Il est renvoyé aux conclusions des parties pour le détail de leur argumentation.
EXPOSE DES MOTIFS
1/ Sur la péremption d’instance
M. [H] se prévaut de la jurisprudence de la Cour de cassation qui prévoit que si la décision de sursis à statuer n’a mis à la charge des parties d’autres diligences que celle de faire réinscrire l’affaire, le délai de péremption n’a pas couru.
L’employeur répond que le conseil de prud’hommes ayant sursis à statuer jusqu’à l’issue de la procédure pénale en cours, il appartenait au salarié de faire réinscrire son affaire avant le 8 octobre 2016, soit deux ans après la décision de la Cour de cassation mettant définitivement un terme à la procédure pénale.

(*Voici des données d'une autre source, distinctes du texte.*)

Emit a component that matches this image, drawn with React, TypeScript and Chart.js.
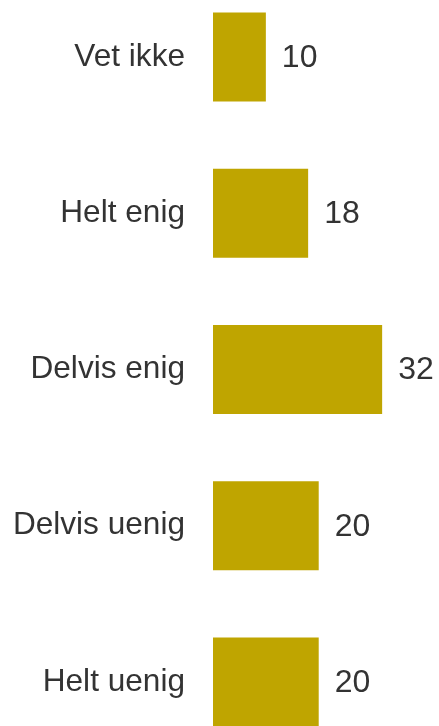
import React, { useEffect, useRef } from "react";
import { Chart, registerables } from "chart.js";

Chart.register(...registerables);

const categories = ["Vet ikke", "Helt enig", "Delvis enig", "Delvis uenig", "Helt uenig"];
const values = [10, 18, 32, 20, 20];
const valueLabels = ["10", "18", "32", "20", "20"];

const FONT = "'Liberation Sans', Arial, Helvetica, sans-serif";
const BAR_COLOR = "#BFA500";
const TEXT_COLOR = "#333333";

const valueLabelPlugin = {
  id: "valueLabels",
  afterDatasetsDraw(chart: any) {
    const ctx = chart.ctx;
    const meta = chart.getDatasetMeta(0);
    ctx.save();
    ctx.font = `32px ${FONT}`;
    ctx.fillStyle = TEXT_COLOR;
    ctx.textAlign = "left";
    ctx.textBaseline = "middle";
    meta.data.forEach((bar: any, i: number) => {
      ctx.fillText(valueLabels[i], bar.x + 16, bar.y + 1);
    });
    ctx.restore();
  },
};

export default function App() {
  const ref = useRef<HTMLCanvasElement>(null);
  useEffect(() => {
    document.body.style.margin = "0";
    const canvas = ref.current!;
    const chart = new Chart(canvas, {
      type: "bar",
      data: {
        labels: categories,
        datasets: [
          {
            data: values,
            backgroundColor: BAR_COLOR,
            borderWidth: 0,
            barPercentage: 0.57,
            categoryPercentage: 1,
          },
        ],
      },
      options: {
        indexAxis: "y",
        responsive: false,
        animation: false,
        layout: { padding: { left: 0, right: 4, top: 0, bottom: 0 } },
        plugins: {
          legend: { display: false },
          tooltip: { enabled: false },
        },
        scales: {
          x: {
            display: false,
            min: 0,
            max: 42,
          },
          y: {
            grid: { display: false, drawTicks: false },
            border: { display: false },
            ticks: {
              padding: 28,
              color: TEXT_COLOR,
              font: { family: FONT, size: 31.6 },
            },
            afterFit(scale: any) {
              scale.width = 213;
              scale.paddingTop = 0;
              scale.paddingBottom = 0;
            },
          },
        },
      },
      plugins: [valueLabelPlugin],
    });
    return () => chart.destroy();
  }, []);
  return (
    <div style={{ position: "relative", width: 439, height: 726, overflow: "hidden", background: "#fff" }}>
      <canvas
        ref={ref}
        width={439}
        height={781}
        style={{ position: "absolute", left: 0, top: -21, width: 439, height: 781 }}
      />
    </div>
  );
}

L’article R.1452-8 du code du travail, dans sa rédaction applicable à la cause, dispose qu’en matière prud’homale, l’instance n’est périmée que lorsque les parties s’abstiennent d’accomplir, pendant le délai de deux ans mentionné à l’article 386 du code de procédure civile, les diligences qui ont été expressément mises à leur charge par la juridiction.

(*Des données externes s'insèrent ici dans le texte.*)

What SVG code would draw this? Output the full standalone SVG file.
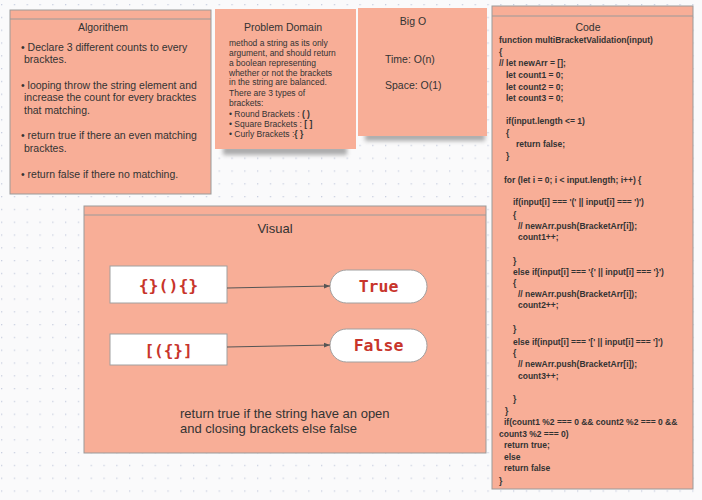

La « diligence » est définie en procédure civile comme l’acte volontaire qui, faisant partie de l’instance, manifeste la volonté de la continuer ou encore qui est « de nature à faire progresser l’affaire » à faire avancer la procédure.

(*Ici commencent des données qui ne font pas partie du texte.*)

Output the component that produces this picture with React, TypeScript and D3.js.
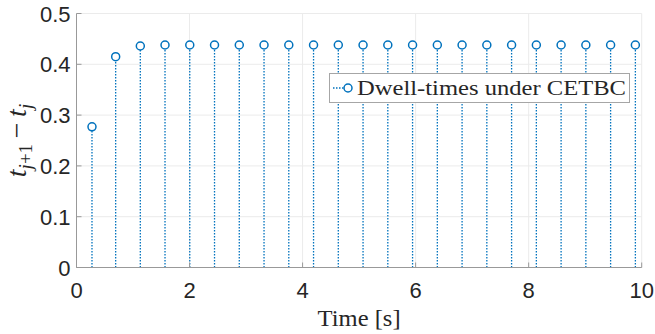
import React from "react";
import * as d3 from "d3";

// switching instants (s) and the dwell time that follows each one
const times = [
  0.274, 0.693, 1.129, 1.566, 2.004, 2.442, 2.88, 3.318, 3.756, 4.194, 4.632, 5.07,
  5.508, 5.946, 6.384, 6.822, 7.26, 7.698, 8.136, 8.574, 9.012, 9.45, 9.888,
];
const dwell = [
  0.277, 0.415, 0.436, 0.438, 0.438, 0.438, 0.438, 0.438, 0.438, 0.438, 0.438, 0.438,
  0.438, 0.438, 0.438, 0.438, 0.438, 0.438, 0.438, 0.438, 0.438, 0.438, 0.438,
];
const xTicks = [0, 2, 4, 6, 8, 10];
const yTicks = [0, 0.1, 0.2, 0.3, 0.4, 0.5];
const legendLabel = "Dwell-times under CETBC";

const W = 655;
const H = 334;
const margin = { left: 76.5, right: 13.3, top: 13.5, bottom: 66.5 };
const blue = "#0072bd";
const axisCol = "#262626";
const sans = "'Liberation Sans', Arial, sans-serif";
const serif = "'Liberation Serif', 'Times New Roman', serif";

export default function App() {
  const x = d3.scaleLinear().domain([0, 10]).range([margin.left, W - margin.right]);
  const y = d3.scaleLinear().domain([0, 0.5]).range([H - margin.bottom, margin.top]);
  const pts = times.map((t, i) => ({ t, v: dwell[i] }));
  const [x0, x1] = x.range();
  const [y0, y1] = y.range();

  return (
    <svg
      width={W}
      height={H}
      style={{ position: "absolute", left: 0, top: 0, background: "#fff" }}
    >
      {/* grid */}
      <g stroke="#ebebeb" strokeWidth={1}>
        {xTicks.map((t) => (
          <line key={`gx${t}`} x1={x(t)} x2={x(t)} y1={y0} y2={y1} />
        ))}
        {yTicks.map((t) => (
          <line key={`gy${t}`} x1={x0} x2={x1} y1={y(t)} y2={y(t)} />
        ))}
      </g>

      {/* stems */}
      <g stroke={blue} strokeWidth={1.3} strokeDasharray="1.5 1.5">
        {pts.map((p, i) => (
          <line key={`s${i}`} x1={x(p.t)} x2={x(p.t)} y1={y(0)} y2={y(p.v) + 4} />
        ))}
      </g>
      <g fill="#fff" stroke={blue} strokeWidth={1.5}>
        {pts.map((p, i) => (
          <circle key={`c${i}`} cx={x(p.t)} cy={y(p.v)} r={4} />
        ))}
      </g>

      {/* axes */}
      <g stroke="#999" strokeWidth={1} fill="none">
        <line x1={x0} x2={x0} y1={y0} y2={y1} />
        <line x1={x0} x2={x1} y1={y0} y2={y0} />
        {xTicks.map((t) => (
          <line key={`tx${t}`} x1={x(t)} x2={x(t)} y1={y0} y2={y0 - 5} />
        ))}
        {yTicks.map((t) => (
          <line key={`ty${t}`} x1={x0} x2={x0 + 5} y1={y(t)} y2={y(t)} />
        ))}
      </g>

      {/* tick labels */}
      <g fontFamily={sans} fontSize={22} fill={axisCol}>
        {xTicks.map((t) => (
          <text key={`lx${t}`} x={x(t)} y={y0 + 30} textAnchor="middle">
            {d3.format("d")(t)}
          </text>
        ))}
        {yTicks.map((t) => (
          <text key={`ly${t}`} x={x0 - 6} y={y(t) + 8} textAnchor="end">
            {t === 0 ? "0" : d3.format(".1f")(t)}
          </text>
        ))}
      </g>

      {/* axis titles */}
      <text
        x={(x0 + x1) / 2}
        y={326}
        textAnchor="middle"
        fontFamily={serif}
        fontSize={23}
        fill={axisCol}
        textLength={83}
        lengthAdjust="spacingAndGlyphs"
      >
        Time [s]
      </text>
      <text
        transform={`translate(26,${(y0 + y1) / 2}) rotate(-90)`}
        textAnchor="middle"
        fontFamily={serif}
        fontSize={28}
        fill={axisCol}
      >
        <tspan fontStyle="italic">t</tspan>
        <tspan fontStyle="italic" fontSize={19} dy={6}>j</tspan>
        <tspan fontSize={19}>+1</tspan>
        <tspan dy={-6}>{"\u2009−\u2009"}</tspan>
        <tspan fontStyle="italic">t</tspan>
        <tspan fontStyle="italic" fontSize={19} dy={6}>j</tspan>
      </text>

      {/* legend */}
      <g>
        <rect x={329.5} y={73.5} width={300} height={29} fill="#fff" stroke="#a6a6a6" strokeWidth={1} />
        <line x1={333} x2={348} y1={88} y2={88} stroke={blue} strokeWidth={1.3} strokeDasharray="1.5 1.5" />
        <circle cx={348} cy={88} r={4} fill="#fff" stroke={blue} strokeWidth={1.5} />
        <text
          x={357}
          y={95}
          fontFamily={serif}
          fontSize={22}
          fill={axisCol}
          textLength={269}
          lengthAdjust="spacingAndGlyphs"
        >
          {legendLabel}
        </text>
      </g>
    </svg>
  );
}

En l’espèce, par jugement du 19 juin 2006, le conseil de prud’hommes a sursis à statuer jusqu’à l’issue de la procédure pénale en cours et dit que l’affaire serait reprise à la demande de la partie la plus diligente sur production de la copie de la décision pénale.
La décision ordonnant le sursis à statuer et le retrait du rôle n’imposant aucune diligence particulière aux parties autre que celle nécessaire à la réinscription de l’affaire, le délai de péremption n’a pas couru.
Les demandes formées par M. [H] sont donc recevables contrairement à ce qu’a jugé le conseil de prud’hommes.
2/ Sur le bien fondé du licenciement
La lettre de licenciement, précisée le cas échéant par l’employeur, qui fixe les limites du litige, lie les parties et le juge qui ne peut examiner d’autres griefs que ceux qu’elle énonce.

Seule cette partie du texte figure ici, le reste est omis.